Atualmente, o cumprimento da política curricular e o atendimento do direito de aprender são desafios que permanecem e intensificam a busca por estratégias que permitam intervenções pedagógicas adequadas e na medida necessária para a qualidade e a equidade.

Por muito tempo um dos paradigmas educacionais foi a igualdade, que consistia em tratar todos como iguais, independentemente de quão diferentes cada pessoa seja. A BNCC trouxe outro paradigma, a equidade, que exige abordagem de forma diferente àqueles que não se encontram em situação de igualdade, ou seja, exige o atendimento das necessidades que cada pessoa tem para alcançar o mesmo objetivo.

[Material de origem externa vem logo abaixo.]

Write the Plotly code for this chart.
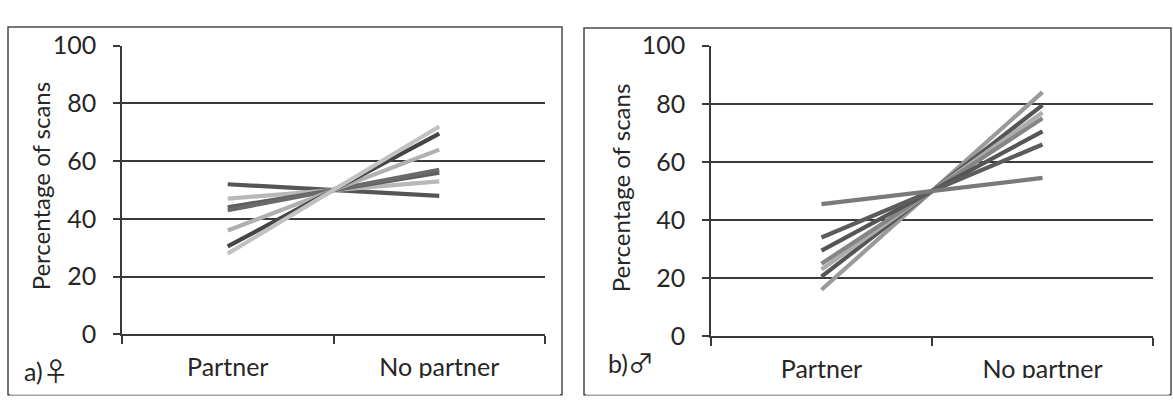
import plotly.graph_objects as go

# Conditions on the x axis
categories = ["Partner", "No partner"]

# Percentage of scans per individual: females (panel a)
female_partner = [52, 47, 44, 43, 36, 30.5, 28]
female_no_partner = [48, 53, 56, 57, 64, 69.5, 72]
female_colors = ["#555555", "#b8b8b8", "#5e5e5e", "#6a6a6a", "#b0b0b0", "#454545", "#c2c2c2"]

# Percentage of scans per individual: males (panel b)
male_partner = [16, 20.5, 23, 25, 29.5, 34, 45.5]
male_no_partner = [84, 79.5, 77, 75, 70.5, 66, 54.5]
male_colors = ["#9a9a9a", "#555555", "#adadad", "#858585", "#555555", "#5c5c5c", "#7a7a7a"]

y_ticks = [0, 20, 40, 60, 80, 100]

W, H = 1173, 404
FONT = "Lato"
FS = 25
TXT = "#262626"
GRID = "#3a3a3a"


def px_x(p):
    return p / W


def px_y(p):
    return (H - p) / H


fig = go.Figure()

for a, b, c in zip(female_partner, female_no_partner, female_colors):
    fig.add_trace(go.Scatter(x=categories, y=[a, b], mode="lines",
                             line=dict(color=c, width=4.2),
                             xaxis="x", yaxis="y", showlegend=False))

for a, b, c in zip(male_partner, male_no_partner, male_colors):
    fig.add_trace(go.Scatter(x=categories, y=[a, b], mode="lines",
                             line=dict(color=c, width=4.2),
                             xaxis="x2", yaxis="y2", showlegend=False))

xcommon = dict(
    type="category", range=[-0.5, 1.5], tickson="boundaries",
    ticks="outside", ticklen=8, tickwidth=1.5, tickcolor=GRID,
    showline=True, linecolor=GRID, linewidth=1.5, showgrid=False,
    tickfont=dict(family=FONT, size=FS, color=TXT),
    ticklabelstandoff=10, fixedrange=True,
)
ycommon = dict(
    range=[0, 100], tickvals=y_ticks, ticks="outside", ticklen=7,
    tickwidth=1.5, tickcolor=GRID, showline=True, linecolor=GRID,
    linewidth=1.5, showgrid=True, gridcolor=GRID, gridwidth=1.6,
    zeroline=False, tickfont=dict(family=FONT, size=FS, color=TXT),
    ticklabelstandoff=12, fixedrange=True,
)

fig.update_layout(
    width=W, height=H,
    margin=dict(l=0, r=0, t=0, b=0),
    paper_bgcolor="white", plot_bgcolor="white",
    xaxis=dict(domain=[px_x(122), px_x(545)], anchor="y", **xcommon),
    yaxis=dict(domain=[px_y(344), px_y(32)], anchor="x", **ycommon),
    xaxis2=dict(domain=[px_x(711), px_x(1153)], anchor="y2", **xcommon),
    yaxis2=dict(domain=[px_y(346), px_y(32)], anchor="x2", **ycommon),
)

# Axis titles and panel labels
for xc, yc in [(40, 184), (620, 186)]:
    fig.add_annotation(text="Percentage of scans", textangle=-90,
                       x=px_x(xc), y=px_y(yc), xanchor="center", yanchor="middle",
                       xref="paper", yref="paper", showarrow=False,
                       font=dict(family=FONT, size=FS - 1, color=TXT))

sym = "<span style='font-family:Noto Sans CJK JP;font-size:26px'>{}</span>"
fig.add_annotation(text="a)" + sym.format("♀"), x=px_x(22), y=px_y(382),
                   xref="paper", yref="paper", xanchor="left", yanchor="middle",
                   showarrow=False, font=dict(family=FONT, size=FS, color=TXT))
fig.add_annotation(text="b)" + sym.format("♂"), x=px_x(606), y=px_y(373),
                   xref="paper", yref="paper", xanchor="left", yanchor="middle",
                   showarrow=False, font=dict(family=FONT, size=FS, color=TXT))

# Panel frames
for x0, x1, y0 in [(8, 562, 12), (584, 1171, 13)]:
    fig.add_shape(type="rect", xref="paper", yref="paper",
                  x0=px_x(x0), x1=px_x(x1), y0=px_y(H + 5), y1=px_y(y0),
                  line=dict(color="#4a4a4a", width=1.5), fillcolor="rgba(0,0,0,0)")
    # bottom strip where the panel is cut off
    fig.add_shape(type="rect", xref="paper", yref="paper", layer="above",
                  x0=px_x(x0 + 2), x1=px_x(x1 - 2), y0=px_y(H + 5), y1=px_y(391),
                  line=dict(width=0), fillcolor="white")

fig.write_html("out.html")
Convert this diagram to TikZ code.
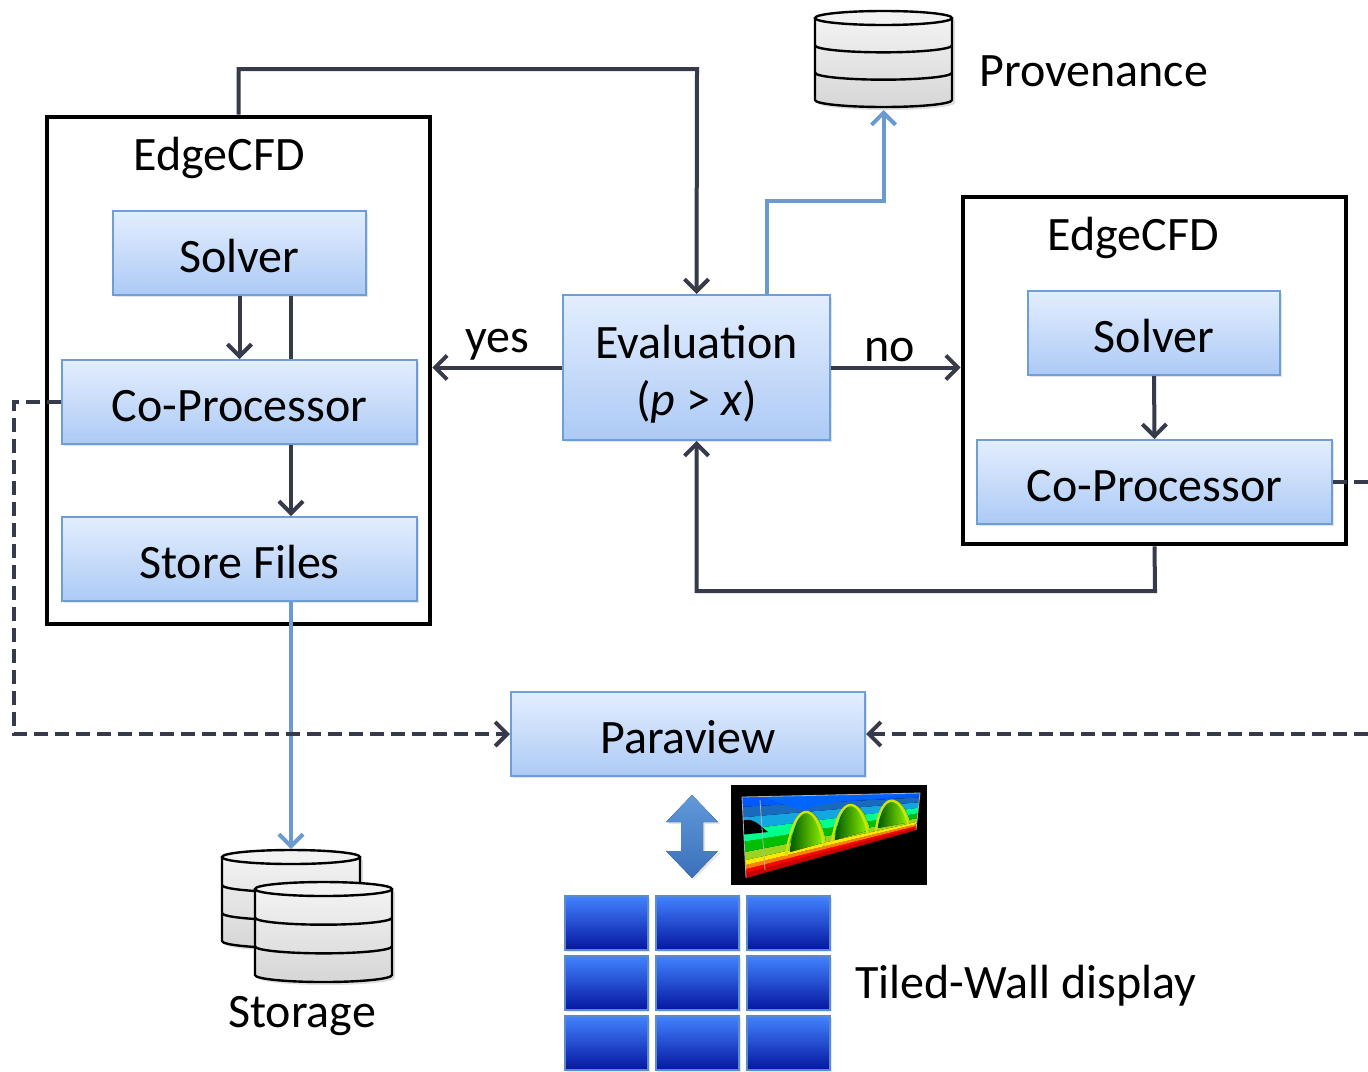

Ainda temos um longo percurso pela frente, mas o caminho já percorrido precisa ser registrado e analisado, visando aos ajustes necessários para implantação plena da política curricular, o que vem ao encontro do que diz a Resolução do CNE de 2017, que prevê que em cinco anos a revisão da BNCC, o que só pode ser efetivado por meio da análise do trajeto já percorrido: refletir acerca das facilidades e dificuldades, dos limites e possibilidades, para indicar os próximos passos de forma ajustada, com a necessária regulamentação pelos órgãos normativos dos sistemas de ensino.

Esse movimento curricular permanente e dialético contribui para o alcance do ODS 4 que é “assegurar a educação inclusiva e equitativa e de qualidade, e promover oportunidades de aprendizagem ao longo da vida para todos”.